Question: Tell me about a time you had to push back on a customer request.
Answer: Build firewall gateways with different policies. Internal bug tracker, and also customer bug tracker. Once I got a bug about FTP upload, which stops under certain configurations, and the bug report included the build and platform details. Each customer has their own platform, and we have hundreds of customers like this.

Figured out that the customer is using a specific FTP client/server. The configuration was weird, in that it cuts the bandwidth in half after a certain amount of data is transferred. So upload speed gets cut in half.

Our service is a proxy between client and server. The customer asked why. I looked at it, and saw that we actually have a high speed from client to proxy, but from proxy to server was slow. I saw the data was being buffered at the proxy. I deduced that the configuration at the server was the cause.

I responded in the bug report, that the config was the cause, and that this was causing timeouts at the server. I suggested that they can either change the config or use policy shaping. They went with the former because it is easier to do.


Competency asserted: Customer Obsession
Job title: Software Development Engineer (SDE II)
Interviewer role: Software Development Manager (SDM III)

Vote: Mixed

I asked The candidate about a time he had to push back on a customer request, and while his story wasn’t bad per se, it also didn’t really answer the question.

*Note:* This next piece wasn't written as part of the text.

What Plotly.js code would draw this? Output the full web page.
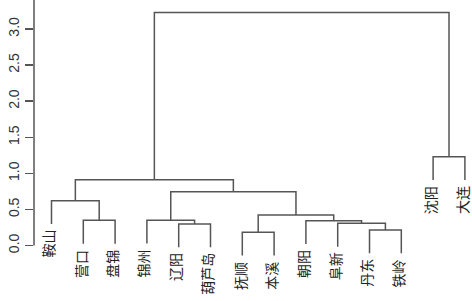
<!DOCTYPE html>
<html>
<head>
<meta charset="utf-8">
<script src="https://cdn.plot.ly/plotly-3.0.1.min.js"></script>
<style>html,body{margin:0;padding:0;background:#fff}#chart{width:472px;height:301px}</style>
</head>
<body>
<div id="chart"></div>
<script>
// Leaf labels, left-to-right order in the dendrogram
const labels = ["鞍山","营口","盘锦","锦州","辽阳","葫芦岛","抚顺","本溪","朝阳","阜新","丹东","铁岭","沈阳","大连"];
// hclust-style merge table: negative = leaf (1-based index in labels), positive = earlier merge (1-based)
const mergeLeft  = [-7, -11, -5, -10, -9, -2, -4, 1, -1, 7,  9, -13, 11];
const mergeRight = [-8, -12, -6,   2,  4, -3,  3, 5,  6, 8, 10, -14, 12];
const mergeHeight = [0.183, 0.215, 0.298, 0.307, 0.344, 0.349, 0.351, 0.422, 0.62, 0.745, 0.91, 1.23, 3.23];
const hang = 0.1;
const yTicks = [0, 0.5, 1.0, 1.5, 2.0, 2.5, 3.0];

const maxH = Math.max(...mergeHeight);
const hangH = hang * maxH;
const mx = [], xs = [], ys = [];
const leafBottom = new Array(labels.length);
function node(id, parentH) {
  if (id < 0) {
    const i = -id - 1;
    leafBottom[i] = parentH - hangH;
    return {x: i + 1, h: parentH - hangH};
  }
  return {x: mx[id - 1], h: mergeHeight[id - 1]};
}
for (let k = 0; k < mergeHeight.length; k++) {
  const h = mergeHeight[k];
  const a = node(mergeLeft[k], h), b = node(mergeRight[k], h);
  mx[k] = (a.x + b.x) / 2;
  xs.push(a.x, a.x, b.x, b.x, null);
  ys.push(a.h, h, h, b.h, null);
}

const trace = {x: xs, y: ys, type: 'scatter', mode: 'lines',
  line: {color: '#555555', width: 1.5}, hoverinfo: 'skip', showlegend: false};

const yTop = 3.402, yBot = -0.769;
const annotations = labels.map((t, i) => ({
  x: i + 1, y: leafBottom[i], xref: 'x', yref: 'y', text: t, showarrow: false,
  textangle: -90, xanchor: 'center', yanchor: 'top', yshift: -5, xshift: -3,
  borderpad: 0,
  font: {family: 'Noto Sans CJK SC', size: 14, color: '#222'}
}));

const layout = {
  width: 472, height: 301,
  margin: {l: 34, r: 0, t: 0, b: 0},
  paper_bgcolor: '#fff', plot_bgcolor: '#fff',
  showlegend: false,
  xaxis: {range: [0.4497, 14.223], visible: false, fixedrange: true},
  yaxis: {range: [yBot, yTop], tickvals: yTicks, tickformat: '.1f', ticks: 'outside', ticklen: 8,
    tickwidth: 1.5, tickcolor: '#555', showgrid: false, zeroline: false, showline: false,
    tickangle: -90, tickfont: {family: 'Liberation Sans', size: 14, color: '#333'}},
  shapes: [{type: 'line', xref: 'paper', x0: 0, x1: 0, yref: 'y', y0: 0, y1: yTop,
    line: {color: '#555', width: 1.5}}],
  annotations: annotations
};
Plotly.newPlot('chart', [trace], layout, {staticPlot: true, displayModeBar: false});
</script>
</body>
</html>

He received a bug report about a customer’s FTP client timing out. When he looked into it, he found that his company’s proxy between the client and the server was queuing up packets because the server was unable to receive data at pace. This was due to a server-side configuration that halved the upload speed once received a certain amount of data.

The candidate recognised that this wasn’t a bug, and recommended that the customer change their server configuration, which they did, and were happy with.

The only reason for the mixed rating here is that while I think the candidate did the right thing, this was a very straightforward troubleshooting exercise that doesn’t show any particular strength. It was at the SDE I level, at best due to it not having the complexity/ambiguity I’d expect to see at SDE II.


Repeat the question out loud to make sure you understood it correctly. Pay attention to your interview’s body language and clues. Let your interviewer the opportunity to stop you and get you back on what matters, don’t be a talking head.